# Monitor cum tv needed



## avichandana20000 (May 2, 2013)

Pls suggest a good MONITOR that will work as a TV. 

Expected Resolution :1920*1080(FULL HD)

Expected Screensize: 24" 

Panel Type: IPS



What will the best way to watch TV Programmes in a Computer?


----------



## Minion (May 2, 2013)

^budget?


----------



## avichandana20000 (May 2, 2013)

around 14k


----------



## Minion (May 3, 2013)

Philips 24PFL5957 LED or Philips LED TV 24PFL5557


----------



## avichandana20000 (May 3, 2013)

ok.  now pls answer my  2nd Qn.


----------



## whitestar_999 (May 3, 2013)

to watch TV in a PC you need a TV tuner.to watch TV on a monitor you just need a set top box.unless you want to record something best way is to get a monitor & use it for both PC & TV by simply connecting the desired input.


----------



## Minion (May 3, 2013)

avichandana20000 said:


> ok.  now pls answer my  2nd Qn.



Actually both the models i have mentioned are tvs so you don't need any tv tuner card  and also you can use it as monitor too.you can either use HDMI or DVI cable to connect it to PC.


----------



## whitestar_999 (May 3, 2013)

@minion,if op wants to watch TV in PC he will need a tv tuner & as for being a LCD TV it doesn't matter because in built TV functionality can only be used for usb playback since digital cable/DTH set top box does not rely on in built tuner of lcd tv.


----------



## avichandana20000 (May 3, 2013)

i want to watch TV in my PC and my objective is to record the programmes of DISCOVERY  & NAT GEO. So which  TV Tuner card is required ? Not very cheap neither very expensive yet a good performer.


----------



## Minion (May 4, 2013)

whitestar_999 said:


> @minion,if op wants to watch TV in PC he will need a tv tuner & as for being a LCD TV it doesn't matter because in built TV functionality can only be used for usb playback since digital cable/DTH set top box does not rely on in built tuner of lcd tv.

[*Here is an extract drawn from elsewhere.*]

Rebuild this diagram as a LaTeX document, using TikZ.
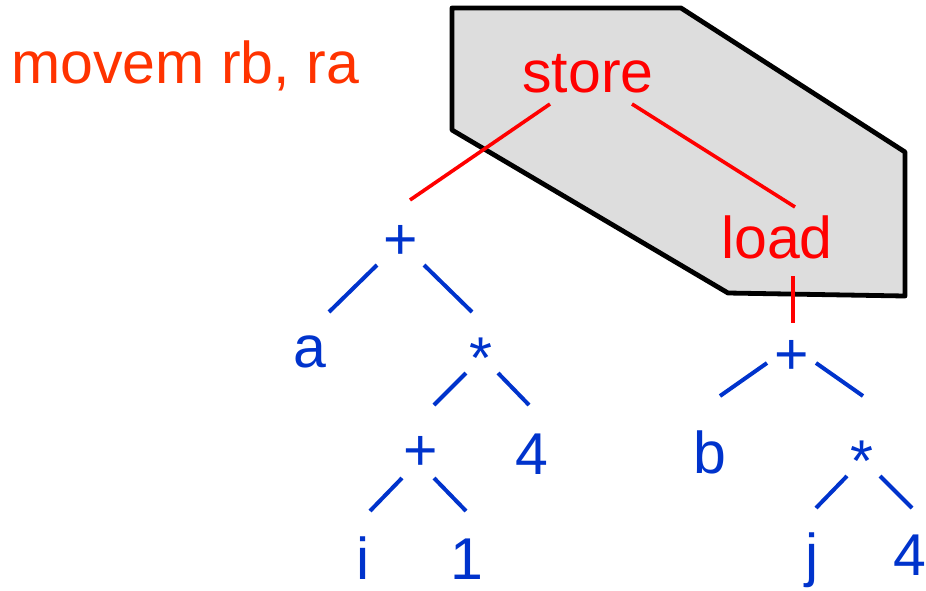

No tv tuner can match picture quality of tv so i have suggested that.

@OP if recording is main concern then get a good tv tuner card(HD) with recording.


----------



## whitestar_999 (May 4, 2013)

^^you didn't get what i said.tv tuner is only for recording purposes because op has to get a set top box & it can be directly connected to TV/monitor to simply view the channels in best possible quality.also cheapest HD tv tuner card from a good brand like avermedia cost ~7000 so it is out of question.only tv tuner within op's budget comes with composite video/s-video good enough only for medium quality & certainly no HD quality recording.


----------